The celebrities are out there. Also, they're just like us only a bit more famous. Insults that would hurt you to read about yourself will also hurt them. Creepy stalker-like behavior like posting their home addresses and squeeing about driving by their mom's houses will in fact creep them (or their appointed representatives) out. And so on. If you post your sexy fantasies about John Barrowman, unless the post is locked down, you have no way of knowing whether JB or his web mod will be seeing it and putting your name on a list of people to avoid. Which is not to say you shouldn't post that fantasy, just that putting it out there is not as anonymous an action as you might think, especially with some fans hellbent on outing others' fannish identities.
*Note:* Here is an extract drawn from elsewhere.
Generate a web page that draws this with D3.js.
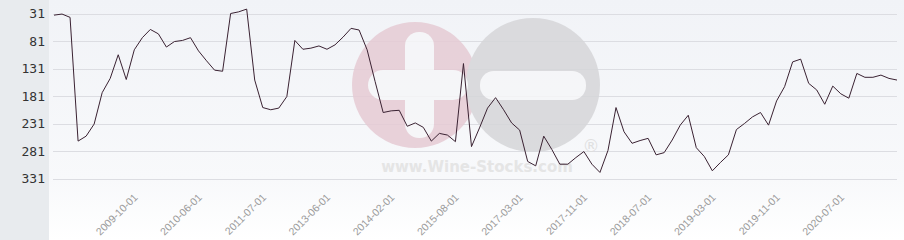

You are responsible for what you say. Say what you will, post that treatise on how skinny Actress C has gotten lately and why you think that makes her a terrible role model, tell people your honest opinion on the latest TV phenomenon, draw the caricature of that political figure. Just be aware that you're not posting in a vacuum, and that you may be held to that opinion by people who disagree, representatives from the company that owns the material you're shafting, and even the celebrity him or herself. If you can handle the fallout, go forth and post. If you think you're going to regret it in the morning ("I called who a WHAT?") then consider locking the post or sitting on it a few days. Or don't. The Internet is everyone's stage and we all take our share of the spotlight. You can use yours to blow off steam, or to complain about something that upsets you about your favorite comic, or to praise the acting choice Actress D made in that one scene in her last movie, or to talk about how you'd like to lick pudding off Actor E's pectoral muscles. Say what you need to. Post what you will. The consequences are yours for the accepting.